Quote word for word the lines below, beginning with the first and ending with the one that has "const X_TICKS = [-1, -0.5, 0, 0.5, 1, 1.5, 2];". Drop the pictures.

─── Data shown ───

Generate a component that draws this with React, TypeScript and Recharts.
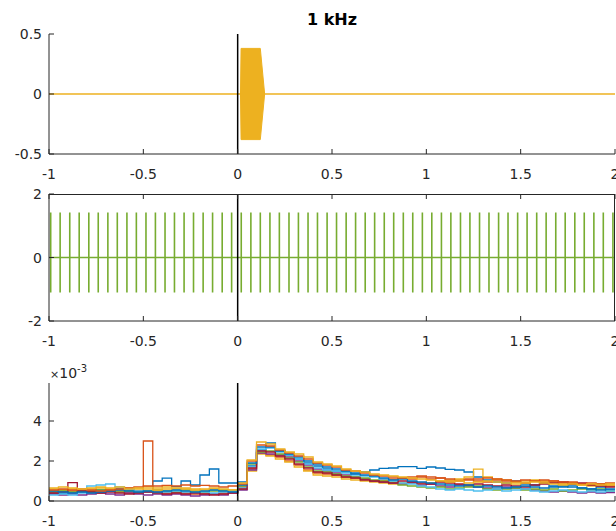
import { Area, ComposedChart, Line, ReferenceLine, XAxis, YAxis } from "recharts";

const FONT = "'DejaVu Sans', sans-serif";
const AXIS = "#262626";
const X_TICKS = [-1, -0.5, 0, 0.5, 1, 1.5, 2];

// panel 1: 1 kHz tone burst (drawn as its envelope band)
const TONE_T = [-1, 0.015, 0.018, 0.12, 0.143, 2];
const TONE_LOW = [0, 0, -0.38, -0.38, 0, 0];
const TONE_HIGH = [0, 0, 0.38, 0.38, 0, 0];

// panel 2: click train
const PULSE_T = [
  -0.991, -0.941, -0.89, -0.84, -0.789, -0.739, -0.688, -0.638, -0.587, -0.537,
  -0.486, -0.436, -0.385, -0.335, -0.284, -0.234, -0.183, -0.133, -0.082, -0.032,
  0.019, 0.07, 0.12, 0.171, 0.221, 0.272, 0.322, 0.373, 0.423, 0.474,
  0.524, 0.575, 0.625, 0.676, 0.726, 0.777, 0.827, 0.878, 0.928, 0.979,
  1.029, 1.08, 1.13, 1.181, 1.231, 1.282, 1.332, 1.383, 1.433, 1.484,
  1.534, 1.585, 1.635, 1.686, 1.736, 1.787, 1.837, 1.888, 1.938, 1.989,
];
const PULSE_TOP = 1.42;
const PULSE_BOTTOM = -1.1;

// panel 3: per-trial histograms (units of 1e-3), 0.05 s bins
const BIN_EDGES = [
  -1, -0.95, -0.9, -0.85, -0.8, -0.75, -0.7, -0.65, -0.6, -0.55,
  -0.5, -0.45, -0.4, -0.35, -0.3, -0.25, -0.2, -0.15, -0.1, -0.05,
  0, 0.05, 0.1, 0.15, 0.2, 0.25, 0.3, 0.35, 0.4, 0.45,
  0.5, 0.55, 0.6, 0.65, 0.7, 0.75, 0.8, 0.85, 0.9, 0.95,
  1, 1.05, 1.1, 1.15, 1.2, 1.25, 1.3, 1.35, 1.4, 1.45,
  1.5, 1.55, 1.6, 1.65, 1.7, 1.75, 1.8, 1.85, 1.9, 1.95, 2,
];

const TRIAL_1 = [0.4, 0.38, 0.42, 0.45, 0.5, 0.55, 0.5, 0.6, 0.55, 0.5, 0.45, 1.0, 1.14, 0.72, 1.0, 0.8, 1.3, 1.6, 0.9, 0.9,
  0.95, 1.75, 2.55, 2.9, 2.5, 2.3, 2.1, 1.9, 1.75, 1.6, 1.5, 1.45, 1.4, 1.45, 1.55, 1.63, 1.65, 1.72, 1.72, 1.63,
  1.7, 1.65, 1.58, 1.55, 1.45, 1.2, 1.05, 0.95, 0.9, 1.0, 0.85, 0.8, 0.9, 0.75, 0.7, 0.8, 0.65, 0.6, 0.7, 0.55];
const TRIAL_2 = [0.5, 0.55, 0.5, 0.45, 0.5, 0.45, 0.55, 0.5, 0.45, 0.5, 3.0, 0.45, 0.4, 0.45, 0.4, 0.35, 0.4, 0.35, 0.4, 0.45,
  0.7, 1.6, 2.4, 2.3, 2.2, 2.0, 1.8, 1.55, 1.4, 1.35, 1.3, 1.2, 1.15, 1.1, 1.0, 1.05, 1.1, 1.15, 1.1, 1.2,
  1.1, 1.15, 1.0, 1.05, 1.1, 1.0, 0.95, 1.05, 1.0, 0.95, 0.9, 1.0, 0.95, 1.0, 0.9, 0.95, 0.85, 0.8, 0.85, 0.75];
const TRIAL_3 = [0.6, 0.55, 0.6, 0.55, 0.6, 0.65, 0.6, 0.55, 0.65, 0.6, 0.7, 0.65, 0.7, 0.6, 0.65, 0.6, 0.55, 0.6, 0.5, 0.55,
  0.6, 1.5, 2.35, 2.25, 2.1, 1.95, 1.7, 1.5, 1.3, 1.25, 1.2, 1.1, 1.05, 1.0, 0.95, 0.9, 0.85, 0.9, 0.95, 0.85,
  0.9, 1.0, 1.05, 1.1, 1.2, 1.59, 1.2, 1.1, 1.05, 0.95, 1.0, 1.05, 1.0, 0.95, 0.85, 0.9, 0.8, 0.75, 0.85, 0.8];
const TRIAL_4 = [0.35, 0.3, 0.35, 0.3, 0.35, 0.4, 0.35, 0.3, 0.4, 0.35, 0.3, 0.35, 0.3, 0.35, 0.3, 0.25, 0.3, 0.35, 0.3, 0.4,
  0.55, 1.55, 2.4, 2.35, 2.3, 2.2, 2.0, 1.8, 1.6, 1.5, 1.4, 1.3, 1.2, 1.1, 1.0, 0.95, 0.9, 0.85, 0.9, 0.8,
  0.85, 0.75, 0.7, 0.8, 0.75, 0.7, 0.65, 0.6, 0.7, 0.65, 0.6, 0.55, 0.5, 0.45, 0.5, 0.45, 0.4, 0.45, 0.4, 0.42];
const TRIAL_5 = [0.45, 0.5, 0.45, 0.5, 0.45, 0.55, 0.5, 0.45, 0.5, 0.45, 0.5, 0.55, 0.5, 0.45, 0.55, 0.5, 0.45, 0.5, 0.55, 0.5,
  0.75, 1.85, 2.45, 2.5, 2.35, 2.15, 1.95, 1.7, 1.5, 1.45, 1.35, 1.25, 1.2, 1.15, 1.05, 1.0, 0.95, 0.8, 0.75, 0.7,
  0.65, 0.7, 0.6, 0.65, 0.7, 0.75, 0.6, 0.55, 0.6, 0.65, 0.55, 0.6, 0.55, 0.6, 0.5, 0.55, 0.6, 0.55, 0.6, 0.5];
const TRIAL_6 = [0.3, 0.35, 0.3, 0.4, 0.75, 0.8, 0.85, 0.7, 0.6, 0.5, 0.45, 0.4, 0.45, 0.5, 0.45, 0.4, 0.45, 0.4, 0.45, 0.5,
  0.65, 1.7, 2.6, 2.65, 2.45, 2.3, 2.1, 1.85, 1.65, 1.55, 1.5, 1.4, 1.3, 1.25, 1.2, 1.1, 1.0, 0.9, 0.85, 0.75,
  0.7, 0.6, 0.55, 0.6, 0.55, 0.5, 0.55, 0.6, 0.5, 0.55, 0.6, 0.5, 0.45, 0.5, 0.55, 0.5, 0.45, 0.5, 0.45, 0.5];
const TRIAL_7 = [0.4, 0.45, 0.92, 0.5, 0.45, 0.4, 0.45, 0.4, 0.35, 0.4, 0.45, 0.4, 0.35, 0.4, 0.35, 0.4, 0.35, 0.3, 0.35, 0.4,
  0.6, 1.65, 2.5, 2.45, 2.25, 2.1, 1.85, 1.65, 1.45, 1.4, 1.3, 1.2, 1.15, 1.05, 1.0, 0.95, 0.9, 1.0, 0.95, 0.9,
  0.85, 0.95, 0.9, 0.85, 0.8, 0.85, 0.8, 0.75, 0.8, 0.75, 0.7, 0.8, 0.85, 0.9, 0.95, 0.85, 0.9, 0.8, 0.75, 0.7];
const TRIAL_8 = [0.5, 0.45, 0.4, 0.45, 0.4, 0.45, 0.5, 0.55, 0.5, 0.45, 0.5, 0.45, 0.5, 0.55, 0.5, 0.45, 0.5, 0.55, 0.5, 0.45,
  0.8, 1.9, 2.7, 2.7, 2.5, 2.35, 2.2, 2.0, 1.85, 1.7, 1.6, 1.5, 1.35, 1.3, 1.25, 1.15, 1.05, 1.1, 1.0, 0.95,
  0.9, 0.85, 0.8, 0.75, 0.8, 0.7, 0.75, 0.7, 0.65, 0.7, 0.75, 0.7, 0.65, 0.7, 0.75, 0.7, 0.65, 0.6, 0.55, 0.6];
const TRIAL_9 = [0.55, 0.6, 0.55, 0.6, 0.55, 0.5, 0.55, 0.6, 0.65, 0.7, 0.75, 0.75, 0.78, 0.75, 0.8, 0.75, 0.78, 0.75, 0.7, 0.75,
  0.85, 2.0, 2.8, 2.75, 2.55, 2.4, 2.25, 2.1, 1.9, 1.8, 1.7, 1.55, 1.5, 1.4, 1.3, 1.25, 1.2, 1.15, 1.2, 1.25,
  1.2, 1.15, 1.1, 1.0, 1.05, 1.1, 1.15, 1.1, 1.05, 1.0, 1.05, 1.0, 1.05, 1.0, 0.95, 0.9, 0.85, 0.9, 0.85, 0.9];
const TRIAL_10 = [0.65, 0.7, 0.65, 0.6, 0.65, 0.7, 0.65, 0.7, 0.6, 0.65, 0.6, 0.55, 0.6, 0.65, 0.6, 0.55, 0.6, 0.65, 0.6, 0.55,
  0.9, 2.05, 2.95, 2.85, 2.6, 2.45, 2.35, 2.2, 1.95, 1.85, 1.75, 1.6, 1.5, 1.45, 1.35, 1.3, 1.25, 1.2, 1.15, 1.1,
  1.05, 1.0, 0.95, 1.0, 0.9, 0.95, 1.0, 0.95, 0.9, 0.85, 0.9, 0.95, 0.9, 0.85, 0.8, 0.85, 0.8, 0.85, 0.8, 0.85];

const TRIALS = [TRIAL_1, TRIAL_2, TRIAL_3, TRIAL_4, TRIAL_5, TRIAL_6, TRIAL_7, TRIAL_8, TRIAL_9, TRIAL_10];
const TRIAL_COLORS = [
  "#0072BD", "#D95319", "#EDB120", "#7E2F8E", "#77AC30",
  "#4DBEEE", "#A2142F", "#0072BD", "#D95319", "#EDB120",
];

const toneRows = TONE_T.map((t, i) => ({ t, band: [TONE_LOW[i], TONE_HIGH[i]] }));

const pulseRows = [
  { t: -1, v: 0 },
  ...PULSE_T.flatMap((t) => [
    { t, v: 0 },
    { t, v: PULSE_TOP },
    { t, v: PULSE_BOTTOM },
    { t, v: 0 },
  ]),
  { t: 2, v: 0 },
];

// stepAfter needs the last bin value repeated at the closing edge
const histRows = BIN_EDGES.map((t, i) => {
  const row: Record<string, number> = { t };
  TRIALS.forEach((vals, k) => {
    row[`s${k}`] = vals[Math.min(i, vals.length - 1)];
  });
  return row;
});

// panel geometry (page px) shared by the charts and the frame overlay
const PLOT_LEFT = 49;
const PLOT_RIGHT = 615;
const MID_TOP = 194;
const MID_BOTTOM = 321;
const tickX = (t: number) => PLOT_LEFT + ((t + 1) / 3) * (PLOT_RIGHT - PLOT_LEFT);

// MATLAB-style ticks: short marks pointing into the plot, label outside
function XTick(props: any) {
  const { x, y, payload } = props;
  return (
    <g>
      <line x1={x} y1={y} x2={x} y2={y - 5} stroke={AXIS} strokeWidth={1} />
      <text x={x} y={y + 20} dy="0.36em" textAnchor="middle" fill={AXIS} fontSize={14} fontFamily={FONT}>
        {payload.value}
      </text>
    </g>
  );
}

function YTick(props: any) {
  const { x, y, payload } = props;
  return (
    <g>
      <line x1={x} y1={y} x2={x + 5} y2={y} stroke={AXIS} strokeWidth={1} />
      <text x={x - 7} y={y} dy="0.36em" textAnchor="end" fill={AXIS} fontSize={14} fontFamily={FONT}>
        {payload.value}
      </text>
    </g>
  );
}

const xAxisBase = {
  type: "number" as const,
  dataKey: "t",
  domain: [-1, 2],
  ticks: X_TICKS,
  interval: 0 as const,
  allowDataOverflow: true,
  stroke: AXIS,
  tickLine: false,
  tickSize: 0,
  tickMargin: 0,
  tick: XTick,
};

const yAxisBase = {
  type: "number" as const,
  interval: 0 as const,
  allowDataOverflow: true,
  width: PLOT_LEFT,
  stroke: AXIS,
  tickLine: false,
  tickSize: 0,
  tickMargin: 0,
  tick: YTick,
};

export default function App() {
  return (
    <div
      style={{
        position: "absolute",
        left: 0,
        top: 0,
        width: 616,
        height: 531,
        background: "#fff",
        overflow: "hidden",
        fontFamily: FONT,
      }}
    >
      <div style={{ position: "absolute", left: 0, top: 0 }}>
        <ComposedChart width={616} height={190} data={toneRows} margin={{ top: 34, right: 1, bottom: 10, left: 0 }}>
          <XAxis {...xAxisBase} height={26} />
          <YAxis {...yAxisBase} domain={[-0.5, 0.5]} ticks={[-0.5, 0, 0.5]} />
          <Area
            dataKey="band"
            type="linear"
            stroke="#EDB120"
            strokeWidth={1}
            fill="#EDB120"
            fillOpacity={1}
            dot={false}
            activeDot={false}
            isAnimationActive={false}
          />
          <ReferenceLine x={0} stroke="#000" strokeWidth={1.5} />
        </ComposedChart>
      </div>

      <div style={{ position: "absolute", left: 0, top: 180 }}>
        <ComposedChart width={616} height={180} data={pulseRows} margin={{ top: MID_TOP - 180, right: 1, bottom: 10, left: 0 }}>
          <XAxis {...xAxisBase} height={350 - MID_BOTTOM - 10 + 10} />
          <YAxis {...yAxisBase} domain={[-2, 2]} ticks={[-2, 0, 2]} />
          <Line
            dataKey="v"
            type="linear"
            stroke="#77AC30"
            strokeWidth={1.6}
            dot={false}
            activeDot={false}
            isAnimationActive={false}
          />
          <ReferenceLine x={0} stroke="#000" strokeWidth={1.5} />
        </ComposedChart>
      </div>

      <div style={{ position: "absolute", left: 0, top: 350 }}>
        <ComposedChart width={616} height={181} data={histRows} margin={{ top: 33, right: 1, bottom: 0, left: 0 }}>
          <XAxis {...xAxisBase} height={30} />
          <YAxis {...yAxisBase} domain={[0, 5.9]} ticks={[0, 2, 4]} />
          {TRIALS.map((_, k) => (
            <Line
              key={k}
              dataKey={`s${k}`}
              type="stepAfter"
              stroke={TRIAL_COLORS[k]}
              strokeWidth={1.3}
              dot={false}
              activeDot={false}
              isAnimationActive={false}
            />
          ))}
          <ReferenceLine x={0} stroke="#000" strokeWidth={1.5} />
        </ComposedChart>
      </div>

      <svg
        width={616}
        height={531}
        style={{ position: "absolute", left: 0, top: 0, pointerEvents: "none" }}
      >
        {/* box frame of the middle panel (top and right edges) */}
        <line x1={PLOT_LEFT} y1={MID_TOP + 0.5} x2={PLOT_RIGHT} y2={MID_TOP + 0.5} stroke={AXIS} strokeWidth={1} />
        <line x1={PLOT_RIGHT - 0.5} y1={MID_TOP} x2={PLOT_RIGHT - 0.5} y2={MID_BOTTOM} stroke={AXIS} strokeWidth={1} />
        {X_TICKS.map((t) => (
          <line key={t} x1={tickX(t)} y1={MID_TOP} x2={tickX(t)} y2={MID_TOP + 5} stroke={AXIS} strokeWidth={1} />
        ))}
        <text x={332} y={25} textAnchor="middle" fontFamily={FONT} fontWeight="bold" fontSize={16} fill="#000">
          1 kHz
        </text>
        <text x={50} y={378} fontFamily={FONT} fontSize={14} fill={AXIS}>
          <tspan fontSize={11}>×</tspan>
          <tspan>10</tspan>
          <tspan fontSize={10} dy={-6}>-3</tspan>
        </text>
      </svg>
    </div>
  );
}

───

> _Solution for this problem_:
Generate a component that draws this with React, TypeScript and Recharts.
import { Area, ComposedChart, Line, ReferenceLine, XAxis, YAxis } from "recharts";

const FONT = "'DejaVu Sans', sans-serif";
const AXIS = "#262626";
const X_TICKS = [-1, -0.5, 0, 0.5, 1, 1.5, 2];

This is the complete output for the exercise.